When I get my Murphy report back, I’ll get CRS recommendations to reduce alkalinity based on my report. Could you work backwards from this?
 
As I understand it, Calcium in the mash has at least this list of benefits (to which there may be additional benefits):

1) Stabilizes the Alpha Amylase enzyme so it does not get degraded as rapidly at mash temperature.
2) Precipitates malt oxalates in the mash that may lead to downstream haze issues and potentially even bottle gushers (if not precipitated in the mash).
3) Liberates H+ from malt phosphates and thereby lowers mash pH.

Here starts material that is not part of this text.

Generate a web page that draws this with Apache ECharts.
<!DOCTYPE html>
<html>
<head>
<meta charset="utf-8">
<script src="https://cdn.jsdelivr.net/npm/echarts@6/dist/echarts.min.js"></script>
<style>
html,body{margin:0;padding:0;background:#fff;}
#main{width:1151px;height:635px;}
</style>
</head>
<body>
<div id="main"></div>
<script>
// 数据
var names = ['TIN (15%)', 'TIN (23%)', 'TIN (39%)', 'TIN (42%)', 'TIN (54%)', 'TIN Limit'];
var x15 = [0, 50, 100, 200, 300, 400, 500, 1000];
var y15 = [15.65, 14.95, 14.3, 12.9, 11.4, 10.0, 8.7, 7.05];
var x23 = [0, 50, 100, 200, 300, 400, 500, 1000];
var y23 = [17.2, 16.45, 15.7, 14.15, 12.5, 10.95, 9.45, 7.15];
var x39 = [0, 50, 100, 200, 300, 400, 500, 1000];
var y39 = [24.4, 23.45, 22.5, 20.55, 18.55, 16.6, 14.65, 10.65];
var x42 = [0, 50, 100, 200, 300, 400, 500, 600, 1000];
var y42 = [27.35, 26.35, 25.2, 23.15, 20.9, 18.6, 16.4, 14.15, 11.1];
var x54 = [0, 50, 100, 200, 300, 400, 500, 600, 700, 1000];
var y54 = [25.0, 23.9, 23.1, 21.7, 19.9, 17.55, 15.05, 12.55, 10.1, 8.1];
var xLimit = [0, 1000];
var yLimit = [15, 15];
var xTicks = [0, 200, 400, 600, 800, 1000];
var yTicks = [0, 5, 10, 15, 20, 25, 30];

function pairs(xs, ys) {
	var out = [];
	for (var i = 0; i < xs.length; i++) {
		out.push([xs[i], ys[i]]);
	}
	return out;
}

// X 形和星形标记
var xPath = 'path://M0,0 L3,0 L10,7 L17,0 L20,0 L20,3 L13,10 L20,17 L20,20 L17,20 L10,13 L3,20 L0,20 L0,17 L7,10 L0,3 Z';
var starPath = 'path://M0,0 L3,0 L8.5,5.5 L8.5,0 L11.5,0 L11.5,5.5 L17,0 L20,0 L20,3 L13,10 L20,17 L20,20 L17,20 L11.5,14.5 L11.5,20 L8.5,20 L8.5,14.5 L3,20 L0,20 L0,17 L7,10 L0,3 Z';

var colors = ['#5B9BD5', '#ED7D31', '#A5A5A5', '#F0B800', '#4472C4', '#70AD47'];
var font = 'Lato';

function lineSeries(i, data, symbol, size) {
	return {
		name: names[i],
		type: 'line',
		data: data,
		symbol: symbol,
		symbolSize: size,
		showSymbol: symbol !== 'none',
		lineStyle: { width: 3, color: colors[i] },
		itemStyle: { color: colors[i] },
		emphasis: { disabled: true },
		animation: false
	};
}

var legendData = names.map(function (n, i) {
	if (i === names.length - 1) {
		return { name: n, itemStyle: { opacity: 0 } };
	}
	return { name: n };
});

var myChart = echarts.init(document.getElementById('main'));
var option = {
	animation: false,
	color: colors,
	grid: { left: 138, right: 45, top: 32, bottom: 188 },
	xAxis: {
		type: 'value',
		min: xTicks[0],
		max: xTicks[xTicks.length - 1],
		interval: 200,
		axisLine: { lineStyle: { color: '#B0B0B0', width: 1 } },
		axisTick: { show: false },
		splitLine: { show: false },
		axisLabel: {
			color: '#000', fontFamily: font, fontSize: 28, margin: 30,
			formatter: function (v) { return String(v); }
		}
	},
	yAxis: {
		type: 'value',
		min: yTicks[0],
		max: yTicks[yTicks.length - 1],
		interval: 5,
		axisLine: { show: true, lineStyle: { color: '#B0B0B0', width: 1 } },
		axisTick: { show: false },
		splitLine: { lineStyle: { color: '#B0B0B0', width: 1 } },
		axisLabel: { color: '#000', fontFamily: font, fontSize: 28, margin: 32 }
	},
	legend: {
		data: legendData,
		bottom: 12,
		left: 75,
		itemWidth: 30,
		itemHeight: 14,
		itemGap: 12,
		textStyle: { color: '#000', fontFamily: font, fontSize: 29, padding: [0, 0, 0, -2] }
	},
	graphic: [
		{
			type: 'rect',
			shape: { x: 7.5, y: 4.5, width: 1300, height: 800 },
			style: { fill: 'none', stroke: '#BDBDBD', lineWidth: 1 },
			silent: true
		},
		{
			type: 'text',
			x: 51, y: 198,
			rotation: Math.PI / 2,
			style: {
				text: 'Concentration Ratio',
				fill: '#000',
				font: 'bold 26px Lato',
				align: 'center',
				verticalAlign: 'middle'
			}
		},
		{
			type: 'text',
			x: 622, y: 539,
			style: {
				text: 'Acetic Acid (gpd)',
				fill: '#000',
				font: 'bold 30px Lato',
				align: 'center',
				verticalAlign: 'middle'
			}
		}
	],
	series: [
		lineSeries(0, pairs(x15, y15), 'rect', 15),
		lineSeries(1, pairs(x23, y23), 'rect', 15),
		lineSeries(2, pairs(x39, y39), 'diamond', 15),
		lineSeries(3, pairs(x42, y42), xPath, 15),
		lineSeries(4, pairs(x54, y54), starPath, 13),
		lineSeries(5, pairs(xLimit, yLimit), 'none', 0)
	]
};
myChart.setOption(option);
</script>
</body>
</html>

One big difference that I see between US and UK home brewing is that in the US we tend to presume that around 50 mg/L of Ca++ ions is generally sufficient in the mash, whereas in the UK the perception (or rather, my perception) is that it may be more like 100-150 mg/L as the desired range for Ca++ ions. That plus we don't have CRS/AMS here, and this is perhaps because (IPA's excluded) we don't typically target as much chloride or sulfate in our beers. And lastly in the USA we generally advise to not add magnesium, or at least to keep it on the very low ppm side, with the perception that the only thing it can contribute is an undesirably nasty/bitter flavor. I doubt if there are any hard and fast rights or wrongs here. Our differences in approach may stem from a more German influence to US brewing. ???